<<<<

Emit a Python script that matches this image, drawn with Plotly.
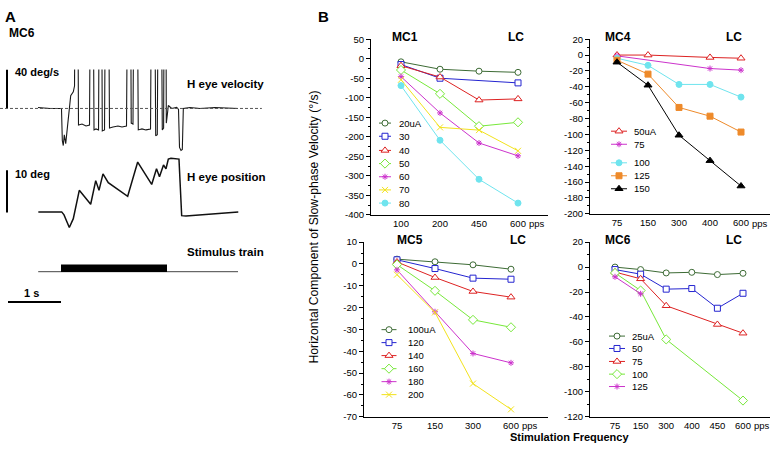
import plotly.graph_objects as go

W, H = 773, 453
FONT = "Liberation Sans, Arial, Helvetica, sans-serif"

# ---------------- panel A : MC6 single trial (t in s, stimulus onset = 0) ----------------
vel_t = [-0.434, -0.208, 0.009, 0.025, 0.043, 0.062, 0.089, 0.119, 0.157, 0.183, 0.232, 0.255,
         0.292, 0.330, 0.396, 0.472, 0.538, 0.581, 0.623, 0.660, 0.708, 0.745, 0.779, 0.821,
         0.868, 0.915, 0.981, 1.075, 1.151, 1.236, 1.289, 1.325, 1.358, 1.406, 1.458, 1.528,
         1.604, 1.689, 1.736, 1.787, 1.817, 1.862, 1.911, 1.936, 1.966, 1.987, 2.009, 2.025,
         2.089, 2.183, 2.217, 2.236, 2.264, 2.289, 2.308, 2.434, 2.623, 2.906, 3.340]
vel_deg_s = [1, 0, 0, -33, -38, -27, -36, -22, 2, 13, 17, 23,
             400, -17, -16, -18, -17, 400, -22, -21, -22, 400, -23, -22,
             400, -20, -19, -18, -19, -18, 400, -15, -16, 400, -22, -21,
             -22, -21, 400, -28, -27, 400, -22, -20, 400, -15, -5, 3,
             0, 1, -1, -40, -43, -42, 0, 1, 0, 1, 0]

pos_t = [-0.428, -0.208, 0.013, 0.057, 0.157, 0.232, 0.296, 0.345, 0.560, 0.655, 0.717, 0.792,
         0.892, 1.258, 1.447, 1.711, 1.802, 1.858, 1.934, 1.981, 2.025, 2.075, 2.226, 2.277,
         2.358, 2.623, 2.900, 3.345]
pos_deg = [0, 0, 0, -0.7, -3.7, -1.6, 2.5, 5.1, 1.8, 7.4, 5.1, 9.0,
           6.9, 3.7, 11.8, 6.5, 10.2, 8.3, 11.1, 10.2, 12.5, 12.7, 12.5, -0.9,
           -1.0, -0.7, -0.35, 0]

stim_on, stim_off = 0.0, 2.0
trace_start, trace_end = -0.43, 3.34

# ---------------- panel B : slow-phase velocity vs stimulation frequency ----------------
mc1_freq = ["100", "200", "450", "600"]
mc1_curr = ["20uA", "30", "40", "50", "60", "70", "80"]
mc1_vals = [[-8, -27, -32, -35],
            [-15, -50, None, -62],
            [-18, -47, -106, -103],
            [-29, -90, -173, -163],
            [-46, -139, -216, -249],
            [-54, -176, -183, -236],
            [-69, -209, -309, -370]]

mc4_freq = ["75", "150", "300", "400", "600"]
mc4_curr = ["50uA", "75", "100", "125", "150"]
mc4_vals = [[0, 0, None, -3, -4],
            [-1, None, None, -17, -19],
            [-4, -13, -37, -37, -53],
            [-6.5, -24, -66, -77, -97],
            [-9, -38, -101, -133, -165]]

mc5_freq = ["75", "150", "300", "600"]
mc5_curr = ["100uA", "120", "140", "160", "180", "200"]
mc5_vals = [[2.2, 1.0, -0.4, -2.4],
            [1.9, -2.1, -6.5, -7.0],
            [0.9, -6.2, -12.6, -15.2],
            [-0.3, -12.3, -25.6, -29.0],
            [-2.7, -21.9, -41.0, -45.3],
            [-4.9, -22.2, -54.8, -66.6]]

mc6_freq = ["75", "150", "300", "400", "450", "600"]
mc6_curr = ["25uA", "50", "75", "100", "125"]
mc6_vals = [[0, -2, -4.7, -4.2, -6, -5],
            [-2, -5.7, -17.7, -17.2, -33, -21],
            [-4, -9.4, -31, None, -46, -53],
            [-4.7, -18.8, -58, None, None, -107],
            [-7.8, -21.4, None, None, None, None]]

mc1_yticks = list(range(-400, 51, 50))
mc4_yticks = list(range(-200, 21, 20))
mc5_yticks = list(range(-70, 11, 10))
mc6_yticks = list(range(-120, 21, 20))

# marker / line styles
STY = {
    "green":  dict(color="#3d6b35", symbol="circle", fill="white", size=6),
    "blue":   dict(color="#2424d0", symbol="square", fill="white", size=6),
    "red":    dict(color="#dd2222", symbol="triangle-up", fill="white", size=7),
    "lime":   dict(color="#77e83a", symbol="diamond", fill="white", size=7),
    "magenta": dict(color="#cc33cc", symbol="asterisk-open", fill="#cc33cc", size=5),
    "yellow": dict(color="#f2e21c", symbol="x-thin-open", fill="#f2e21c", size=6),
    "cyan":   dict(color="#6fe4ee", symbol="circle", fill="#6fe4ee", size=6),
    "orange": dict(color="#ee8a2a", symbol="square", fill="#ee8a2a", size=6),
    "black":  dict(color="#000000", symbol="triangle-up", fill="#000000", size=7),
}


def px(x):
    return x / W


def py(y):
    return 1 - y / H


panels = [
    dict(name="MC1", ax="3", freq=mc1_freq, curr=mc1_curr, vals=mc1_vals, yt=mc1_yticks,
         sty=["green", "blue", "red", "lime", "magenta", "yellow", "cyan"],
         xdom=(371, 548), ydom=(214, 34), xr=(-0.769, 3.769), minor=25,
         title=(405, 32), lc=(516, 32), pps=(537, 223),
         leg_x=385, leg_w=12, leg_tx=397, leg_y=[120, 133.5, 148, 161.5, 175, 188.5, 202]),
    dict(name="MC4", ax="4", freq=mc4_freq, curr=mc4_curr, vals=mc4_vals, yt=mc4_yticks,
         sty=["red", "magenta", "cyan", "orange", "black"],
         xdom=(590, 770), ydom=(213, 34), xr=(-0.871, 4.935), minor=10,
         title=(618, 32), lc=(734, 32), pps=(760, 223),
         leg_x=619, leg_w=16, leg_tx=632, leg_y=[128.3, 141.7, 160.7, 174, 187.3]),
    dict(name="MC5", ax="5", freq=mc5_freq, curr=mc5_curr, vals=mc5_vals, yt=mc5_yticks,
         sty=["green", "blue", "red", "lime", "magenta", "yellow"],
         xdom=(364, 548), ydom=(421, 242), xr=(-0.868, 3.974), minor=5,
         title=(410, 240), lc=(518, 240), pps=(530, 430),
         leg_x=389, leg_w=15, leg_tx=406, leg_y=[331.7, 345, 358.3, 371.7, 385, 398.3]),
    dict(name="MC6", ax="6", freq=mc6_freq, curr=mc6_curr, vals=mc6_vals, yt=mc6_yticks,
         sty=["green", "blue", "red", "lime", "magenta"],
         xdom=(590, 770), ydom=(421, 242), xr=(-0.977, 6.055), minor=10,
         title=(618, 240), lc=(734, 240), pps=(762, 430),
         leg_x=617, leg_w=16, leg_tx=630, leg_y=[338.3, 351, 364.3, 377.3, 390]),
]

fig = go.Figure()

# panel A traces
fig.add_trace(go.Scatter(x=vel_t, y=vel_deg_s, xaxis="x", yaxis="y", mode="lines",
                         line=dict(color="#1a1a1a", width=1.1), showlegend=False))
fig.add_trace(go.Scatter(x=pos_t, y=pos_deg, xaxis="x", yaxis="y2", mode="lines",
                         line=dict(color="#111111", width=1.5), showlegend=False))

annotations = []
shapes = []


def txt(x, y, s, size, bold=False, xanchor="left", angle=0):
    annotations.append(dict(x=px(x), y=py(y), xref="paper", yref="paper", text=s, showarrow=False,
                            xanchor=xanchor, yanchor="middle", textangle=angle,
                            font=dict(family=FONT, size=size, color="black",
                                      weight="bold" if bold else "normal")))


layout_axes = {}
for p in panels:
    n = p["ax"]
    for vals, key in zip(p["vals"], p["sty"]):
        s = STY[key]
        fig.add_trace(go.Scatter(
            x=p["freq"], y=vals, xaxis="x" + n, yaxis="y" + n, mode="lines+markers",
            connectgaps=True, showlegend=False, cliponaxis=False,
            line=dict(color=s["color"], width=1),
            marker=dict(symbol=s["symbol"], size=s["size"], color=s["fill"],
                        line=dict(color=s["color"], width=1))))
    # legend swatches on the pixel overlay axes
    for lab, key, ly in zip(p["curr"], p["sty"], p["leg_y"]):
        s = STY[key]
        hw = p["leg_w"] / 2
        fig.add_trace(go.Scatter(x=[p["leg_x"] - hw, p["leg_x"] + hw], y=[ly, ly], xaxis="x7", yaxis="y7",
                                 mode="lines", line=dict(color=s["color"], width=1), showlegend=False))
        fig.add_trace(go.Scatter(x=[p["leg_x"]], y=[ly], xaxis="x7", yaxis="y7", mode="markers",
                                 marker=dict(symbol=s["symbol"], size=s["size"], color=s["fill"],
                                             line=dict(color=s["color"], width=1)), showlegend=False))
        txt(p["leg_tx"], ly, lab, 9.5)
    layout_axes["xaxis" + n] = dict(
        domain=[px(p["xdom"][0]), px(p["xdom"][1])], anchor="y" + n, type="category",
        categoryorder="array", categoryarray=p["freq"], range=list(p["xr"]),
        showline=True, linecolor="black", linewidth=1, ticks="", showgrid=False, zeroline=False,
        tickfont=dict(family=FONT, size=9.5, color="black"), fixedrange=True)
    layout_axes["yaxis" + n] = dict(
        domain=[py(p["ydom"][0]), py(p["ydom"][1])], anchor="x" + n,
        range=[p["yt"][0], p["yt"][-1]], tickmode="array", tickvals=p["yt"],
        ticktext=[str(v) for v in p["yt"]],
        showline=True, linecolor="black", linewidth=1, ticks="outside", ticklen=4, tickcolor="black",
        minor=dict(ticks="outside", ticklen=2, tickcolor="black", dtick=p["minor"], tick0=0),
        showgrid=False, zeroline=False, tickfont=dict(family=FONT, size=9.5, color="black"),
        fixedrange=True)
    txt(p["title"][0], p["title"][1], p["name"], 12, bold=True, xanchor="center")
    txt(p["lc"][0], p["lc"][1], "LC", 12, bold=True, xanchor="center")
    txt(p["pps"][0], p["pps"][1], "pps", 9.5, xanchor="center")

# panel A decorations: scale bars, zero line, stimulus train
shapes.append(dict(type="line", xref="x", yref="y", x0=-1.019, x1=-1.019, y0=0, y1=40,
                   line=dict(color="black", width=2)))
shapes.append(dict(type="line", xref="x", yref="y", x0=-1.151, x1=3.79, y0=0, y1=0,
                   line=dict(color="#555555", width=1, dash="3px,2px")))
shapes.append(dict(type="line", xref="x", yref="y2", x0=-1.019, x1=-1.019, y0=-0.14, y1=9.86,
                   line=dict(color="black", width=2)))
shapes.append(dict(type="line", xref="x", yref="paper", x0=trace_start, x1=trace_end,
                   y0=py(272.3), y1=py(272.3), line=dict(color="#444444", width=1)))
shapes.append(dict(type="rect", xref="x", yref="paper", x0=stim_on, x1=stim_off,
                   y0=py(272.5), y1=py(265), line=dict(width=0), fillcolor="black"))
shapes.append(dict(type="line", xref="x", yref="paper", x0=-1.0, x1=0.0,
                   y0=py(303.3), y1=py(303.3), line=dict(color="black", width=2)))

txt(3, 11, "A", 15, bold=True)
txt(7, 28, "MC6", 12, bold=True)
txt(13, 68, "40 deg/s", 11, bold=True)
txt(185, 80, "H eye velocity", 11.5, bold=True)
txt(13, 172, "10 deg", 11, bold=True)
txt(185, 175, "H eye position", 11.5, bold=True)
txt(185, 252, "Stimulus train", 11.5, bold=True)
txt(31.5, 294, "1 s", 11, bold=True, xanchor="center")

txt(316, 11, "B", 15, bold=True)
txt(314, 227, "Horizontal Component of Slow-phase Velocity (°/s)", 12.2, xanchor="center", angle=-90)
txt(569, 442, "Stimulation Frequency", 11, bold=True, xanchor="center")

hidden = dict(visible=False, showgrid=False, zeroline=False, fixedrange=True)
fig.update_layout(
    width=W, height=H, margin=dict(l=0, r=0, t=0, b=0),
    paper_bgcolor="white", plot_bgcolor="rgba(0,0,0,0)",
    font=dict(family=FONT, color="black"),
    xaxis=dict(domain=[0, px(265)], range=[-1.151, 3.849], anchor="y", **hidden),
    yaxis=dict(domain=[py(150), py(65)], range=[-45, 40], anchor="x", **hidden),
    yaxis2=dict(domain=[py(235), py(150)], range=[-5.54, 14.09], anchor="x", **hidden),
    xaxis7=dict(domain=[0, 1], range=[0, W], anchor="y7", **hidden),
    yaxis7=dict(domain=[0, 1], range=[H, 0], anchor="x7", **hidden),
    annotations=annotations, shapes=shapes, showlegend=False,
    **layout_axes,
)

# the page's default 8px body margin would shift the whole figure
fig.write_html("out.html", config={"staticPlot": True},
               post_script="document.body.style.margin='0';document.body.style.overflow='hidden';")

>>>>

Repeat only the lines between the start of the data and the line with "trace_start, trace_end = -0.43, 3.34", including those two lines, and skip the pictures.

# Solution
Emit a Python script that matches this image, drawn with Plotly.
import plotly.graph_objects as go

W, H = 773, 453
FONT = "Liberation Sans, Arial, Helvetica, sans-serif"

# ---------------- panel A : MC6 single trial (t in s, stimulus onset = 0) ----------------
vel_t = [-0.434, -0.208, 0.009, 0.025, 0.043, 0.062, 0.089, 0.119, 0.157, 0.183, 0.232, 0.255,
         0.292, 0.330, 0.396, 0.472, 0.538, 0.581, 0.623, 0.660, 0.708, 0.745, 0.779, 0.821,
         0.868, 0.915, 0.981, 1.075, 1.151, 1.236, 1.289, 1.325, 1.358, 1.406, 1.458, 1.528,
         1.604, 1.689, 1.736, 1.787, 1.817, 1.862, 1.911, 1.936, 1.966, 1.987, 2.009, 2.025,
         2.089, 2.183, 2.217, 2.236, 2.264, 2.289, 2.308, 2.434, 2.623, 2.906, 3.340]
vel_deg_s = [1, 0, 0, -33, -38, -27, -36, -22, 2, 13, 17, 23,
             400, -17, -16, -18, -17, 400, -22, -21, -22, 400, -23, -22,
             400, -20, -19, -18, -19, -18, 400, -15, -16, 400, -22, -21,
             -22, -21, 400, -28, -27, 400, -22, -20, 400, -15, -5, 3,
             0, 1, -1, -40, -43, -42, 0, 1, 0, 1, 0]

pos_t = [-0.428, -0.208, 0.013, 0.057, 0.157, 0.232, 0.296, 0.345, 0.560, 0.655, 0.717, 0.792,
         0.892, 1.258, 1.447, 1.711, 1.802, 1.858, 1.934, 1.981, 2.025, 2.075, 2.226, 2.277,
         2.358, 2.623, 2.900, 3.345]
pos_deg = [0, 0, 0, -0.7, -3.7, -1.6, 2.5, 5.1, 1.8, 7.4, 5.1, 9.0,
           6.9, 3.7, 11.8, 6.5, 10.2, 8.3, 11.1, 10.2, 12.5, 12.7, 12.5, -0.9,
           -1.0, -0.7, -0.35, 0]

stim_on, stim_off = 0.0, 2.0
trace_start, trace_end = -0.43, 3.34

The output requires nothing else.